The government has imposed a countervailing duty of 18.9% on hot and cold rolled stainless steel coming in from China. This move has been decided to safeguard the domestic industry from the cheap imports coming in from the China.
The Central Board of Excise and Customs told that the said these products were coming in the country at subsidized rates and injuring the local steel industry. The local steel industry welcomed the move and told that the domestic players will now have a level field to compete.
This duty will remain in effect for five years. The Directorate General of Anti-Dumping and Allied Duties (DGAD) found that Chinese imports at subsidized rates had surged and the local industry was facing losses due to this. In an inquiry, it was found that 81 known subsidies were given by China. These subsidies were divided under five heads which included grants (0.55 per cent), export financing (0 per cent), tax and VAT incentives (2.3 per cent), provision of goods and services (15.78 per cent) and preferential loans and lending which made up totally a whopping 18.95%.

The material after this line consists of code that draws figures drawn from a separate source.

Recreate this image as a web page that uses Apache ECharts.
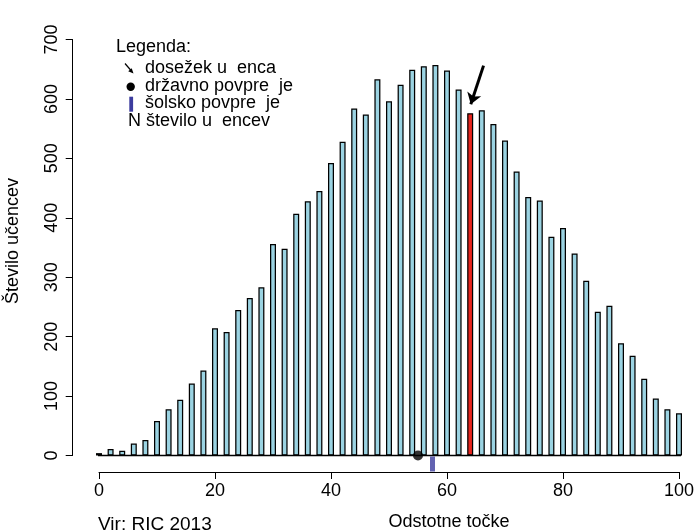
<!DOCTYPE html>
<html>
<head>
<meta charset="utf-8">
<script src="https://cdn.jsdelivr.net/npm/echarts@6/dist/echarts.min.js"></script>
<style>html,body{margin:0;padding:0;background:#fff}#c{width:700px;height:532px}</style>
</head>
<body>
<div id="c"></div>
<script>
// Data
const scores = [0,2,4,6,8,10,12,14,16,18,20,22,24,26,28,30,32,34,36,38,40,42,44,46,48,50,52,54,56,58,60,62,64,66,68,70,72,74,76,78,80,82,84,86,88,90,92,94,96,98,100];
const counts = [4,11,8,20,26,58,78,94,121,143,214,208,245,265,283,356,348,407,428,445,492,528,584,574,633,596,624,649,655,657,648,616,576,581,558,530,478,435,429,368,383,340,294,242,252,189,168,129,96,78,71];
const pupilScore = 64;
const nationalMean = 55;
const schoolMean = 57.5;
const arrowFrom = [66.3, 656];
const arrowTo = [64.1, 591];
const baselineRange = [-0.55, 100.55];
const xTicks = [0,20,40,60,80,100];
const yTicks = [0,100,200,300,400,500,600,700];

const FONT = "'Liberation Sans', Arial, sans-serif";
const FS = 18;
const chart = echarts.init(document.getElementById('c'), null, {renderer: 'canvas'});

const barData = scores.map((s, i) => ({
  value: [s, counts[i]],
  itemStyle: { color: s === pupilScore ? '#e8251e' : '#9bd3e2' }
}));

function txt(text, x, y, opts) {
  return Object.assign({ type: 'text', x: x, y: y,
    style: { text: text, fontSize: FS, fontFamily: FONT, fill: '#000', align: 'left', verticalAlign: 'middle' } }, opts || {});
}

chart.setOption({
  animation: false,
  backgroundColor: '#ffffff',
  grid: { left: 99, width: 580, top: 39.5, height: 416 },
  xAxis: {
    type: 'value', min: xTicks[0], max: xTicks[xTicks.length - 1], interval: 20,
    offset: 16.5,
    axisLine: { show: true, onZero: false, lineStyle: { color: '#000', width: 1 } },
    axisTick: { show: true, length: 7, lineStyle: { color: '#000', width: 1 } },
    axisLabel: { color: '#000', fontSize: FS, fontFamily: FONT, margin: 10 },
    splitLine: { show: false }
  },
  yAxis: {
    type: 'value', min: yTicks[0], max: yTicks[yTicks.length - 1], interval: 100,
    offset: 26.3,
    axisLine: { show: true, onZero: false, lineStyle: { color: '#000', width: 1 } },
    axisTick: { show: true, length: 7, lineStyle: { color: '#000', width: 1 } },
    axisLabel: { color: '#000', fontSize: FS, fontFamily: FONT, rotate: 90, margin: 12 },
    splitLine: { show: false }
  },
  series: [
    {
      type: 'bar', data: barData, barWidth: 6, clip: false,
      itemStyle: { borderColor: '#000', borderWidth: 1.25 },
      z: 2
    },
    {
      type: 'line', data: [[baselineRange[0], 0], [baselineRange[1], 0]], clip: false,
      symbol: 'none', lineStyle: { color: '#000', width: 1.6 }, z: 3, silent: true
    },
    {
      type: 'scatter', data: [[schoolMean, 0]], symbol: 'rect', symbolSize: [5, 15], symbolOffset: [0, 8.5], clip: false,
      itemStyle: { color: '#3c3c9e' }, z: 4
    },
    {
      type: 'scatter', data: [[nationalMean, 0]], symbolSize: 10, clip: false,
      itemStyle: { color: '#000' }, z: 5
    },
    {
      type: 'line', data: [], z: 6,
      markLine: {
        silent: true, symbol: ['none', 'arrow'], symbolSize: 11, label: { show: false },
        data: [[{ coord: arrowFrom, lineStyle: { color: '#000', width: 3, type: 'solid' } }, { coord: arrowTo }]]
      }
    }
  ],
  graphic: [
    txt('Število učencev', 13, 241, { rotation: Math.PI / 2, style: { text: 'Število učencev', fontSize: FS, fontFamily: FONT, fill: '#000', align: 'center', verticalAlign: 'middle' } }),
    txt('Odstotne točke', 449, 522, { style: { text: 'Odstotne točke', fontSize: FS, fontFamily: FONT, fill: '#000', align: 'center', verticalAlign: 'middle' } }),
    txt('Vir: RIC 2013', 98, 525, { style: { text: 'Vir: RIC 2013', fontSize: 19, fontFamily: FONT, fill: '#000', align: 'left', verticalAlign: 'middle' } }),
    txt('Legenda:', 116, 47),
    txt('dosežek u  enca', 145, 68.5),
    txt('državno povpre  je', 145, 86),
    txt('šolsko povpre  je', 145, 103.5),
    txt('N število u  encev', 128, 121),
    { type: 'line', shape: { x1: 125, y1: 63.5, x2: 131, y2: 70.5 }, style: { stroke: '#000', lineWidth: 1.2 } },
    { type: 'polygon', shape: { points: [[133.5, 73.5], [128.2, 71.2], [131.7, 68.2]] }, style: { fill: '#000' } },
    { type: 'circle', shape: { cx: 130.7, cy: 86.7, r: 4.2 }, style: { fill: '#000' } },
    { type: 'rect', shape: { x: 129.3, y: 96.7, width: 3.8, height: 15 }, style: { fill: '#3c3c9e' } }
  ]
});
</script>
</body>
</html>
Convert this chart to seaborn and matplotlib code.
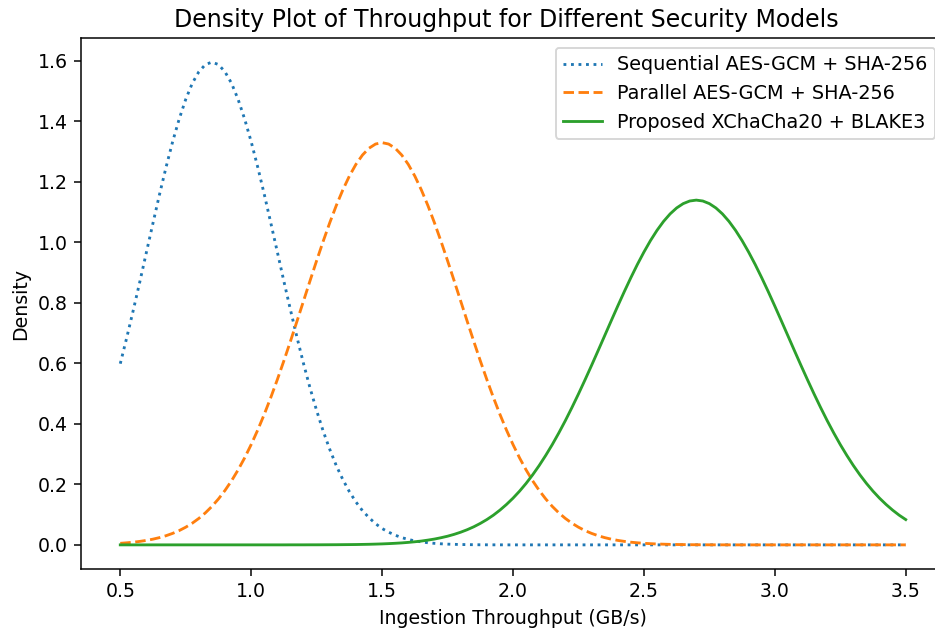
import numpy as np
import pandas as pd
import matplotlib
matplotlib.use("Agg")
import matplotlib.pyplot as plt
import seaborn as sns

# Sampling positions along the throughput axis (GB/s), every 0.025
throughput = np.round(np.linspace(0.5, 3.5, 121), 3)

series_names = [
    "Sequential AES-GCM + SHA-256",
    "Parallel AES-GCM + SHA-256",
    "Proposed XChaCha20 + BLAKE3",
]

sequential_density = [
    0.599, 0.686, 0.777, 0.871, 0.968, 1.064, 1.159, 1.249, 1.333, 1.408,
    1.473, 1.526, 1.564, 1.588, 1.596, 1.588, 1.564, 1.526, 1.473, 1.408,
    1.333, 1.249, 1.159, 1.064, 0.968, 0.871, 0.777, 0.686, 0.599, 0.518,
    0.444, 0.376, 0.316, 0.262, 0.216, 0.176, 0.142, 0.113, 0.090, 0.070,
    0.054, 0.042, 0.032, 0.024, 0.018, 0.013, 0.010, 0.007, 0.005, 0.0035,
    0.0024, 0.0017, 0.0012, 0.0008, 0.0005, 0.0003, 0.0002, 0.0001, 0.0001, 0,
    0, 0, 0, 0, 0, 0, 0, 0, 0, 0,
    0, 0, 0, 0, 0, 0, 0, 0, 0, 0,
    0, 0, 0, 0, 0, 0, 0, 0, 0, 0,
    0, 0, 0, 0, 0, 0, 0, 0, 0, 0,
    0, 0, 0, 0, 0, 0, 0, 0, 0, 0,
    0, 0, 0, 0, 0, 0, 0, 0, 0, 0,
    0,
]

parallel_density = [
    0.0051, 0.0068, 0.0088, 0.0115, 0.0148, 0.0189, 0.0240, 0.0303, 0.0380, 0.0472,
    0.0584, 0.0717, 0.0874, 0.1058, 0.1272, 0.1518, 0.1800, 0.2119, 0.2478, 0.2876,
    0.3317, 0.3797, 0.4317, 0.4875, 0.5467, 0.6088, 0.6733, 0.7395, 0.8066, 0.8737,
    0.9397, 1.0037, 1.0648, 1.1218, 1.1735, 1.2193, 1.2580, 1.2888, 1.3114, 1.3252,
    1.3298, 1.3252, 1.3114, 1.2888, 1.2580, 1.2193, 1.1735, 1.1218, 1.0648, 1.0037,
    0.9397, 0.8737, 0.8066, 0.7395, 0.6733, 0.6088, 0.5467, 0.4875, 0.4317, 0.3797,
    0.3317, 0.2876, 0.2478, 0.2119, 0.1800, 0.1518, 0.1272, 0.1058, 0.0874, 0.0717,
    0.0584, 0.0472, 0.0380, 0.0303, 0.0240, 0.0189, 0.0148, 0.0115, 0.0088, 0.0068,
    0.0051, 0.0039, 0.0029, 0.0022, 0.0016, 0.0012, 0.0009, 0.0006, 0.0004, 0.0003,
    0.0002, 0.0001, 0.0001, 0, 0, 0, 0, 0, 0, 0,
    0, 0, 0, 0, 0, 0, 0, 0, 0, 0,
    0, 0, 0, 0, 0, 0, 0, 0, 0, 0,
    0,
]

proposed_density = [
    0, 0, 0, 0, 0, 0, 0, 0, 0, 0,
    0, 0, 0, 0, 0, 0, 0, 0, 0, 0,
    0, 0, 0, 0, 0, 0, 0.0001, 0.0001, 0.0001, 0.0002,
    0.0002, 0.0003, 0.0004, 0.0005, 0.0007, 0.0009, 0.0011, 0.0015, 0.0019, 0.0025,
    0.0032, 0.0041, 0.0052, 0.0065, 0.0082, 0.0102, 0.0126, 0.0157, 0.0192, 0.0236,
    0.0286, 0.0347, 0.0418, 0.0501, 0.0597, 0.0709, 0.0836, 0.0981, 0.1148, 0.1335,
    0.1543, 0.1775, 0.2032, 0.2315, 0.2623, 0.2958, 0.3316, 0.3701, 0.4108, 0.4539,
    0.4988, 0.5454, 0.5932, 0.6420, 0.6913, 0.7406, 0.7894, 0.8371, 0.8831, 0.9270,
    0.9680, 1.0059, 1.0398, 1.0694, 1.0942, 1.1139, 1.1282, 1.1369, 1.1398, 1.1369,
    1.1282, 1.1139, 1.0942, 1.0694, 1.0398, 1.0059, 0.9680, 0.9270, 0.8831, 0.8371,
    0.7894, 0.7406, 0.6913, 0.6420, 0.5932, 0.5454, 0.4988, 0.4539, 0.4108, 0.3701,
    0.3316, 0.2958, 0.2623, 0.2315, 0.2032, 0.1775, 0.1543, 0.1335, 0.1148, 0.0981,
    0.0836,
]

series_values = [sequential_density, parallel_density, proposed_density]
for v in series_values:
    assert len(v) == len(throughput), len(v)

colors = ["#1f77b4", "#ff7f0e", "#2ca02c"]
linestyles = [":", "--", "-"]

fig = plt.figure(figsize=(935 / 136, 629 / 136), dpi=136)
ax = fig.add_axes([81 / 935, 60 / 629, (945 - 81) / 935, (569 - 38) / 629])

for name, vals, c, ls in zip(series_names, series_values, colors, linestyles):
    df = pd.DataFrame({"x": throughput, "y": vals})
    sns.lineplot(data=df, x="x", y="y", ax=ax, color=c, linestyle=ls,
                 label=name, linewidth=1.5)

ax.set_title("Density Plot of Throughput for Different Security Models",
             fontsize=12.5, x=0.492)
ax.set_xlabel("Ingestion Throughput (GB/s)")
ax.set_ylabel("Density")
ax.set_xticks([0.5, 1.0, 1.5, 2.0, 2.5, 3.0, 3.5])
ax.set_yticks([0.0, 0.2, 0.4, 0.6, 0.8, 1.0, 1.2, 1.4, 1.6])
ax.legend(loc="upper right", fontsize=10.2)

fig.savefig("out.png", dpi=136)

This inquiry and investigation had been started by DGAD on April 12 last year when they saw a significant rise in imports of flat stainless steel items at subsidized rates. “These imports were distorting the domestic market, which was under huge stress and was leading to financial stress in the industry. Extensive investigations were carried out by DGAD and the final findings were issued by DGAD vide notification July 4, 2017,” was told by steel ministry.
Aruna Sharma, the steel secretary told that “This is the first case of imposition of CVD on any steel product in India. This would provide the much-needed relief to the stainless steel industry from subsidized imports from China.” Sharma also told the government has made other moves to help the domestic stainless steel industry as well like ordering the stainless steel quality control order (QCO) and many other trade remedial measures. The countervailing duty is specific to the country and is charged to protect the domestic industry from any trade subsidies that may be unfair and are being given exporting nations’ governments.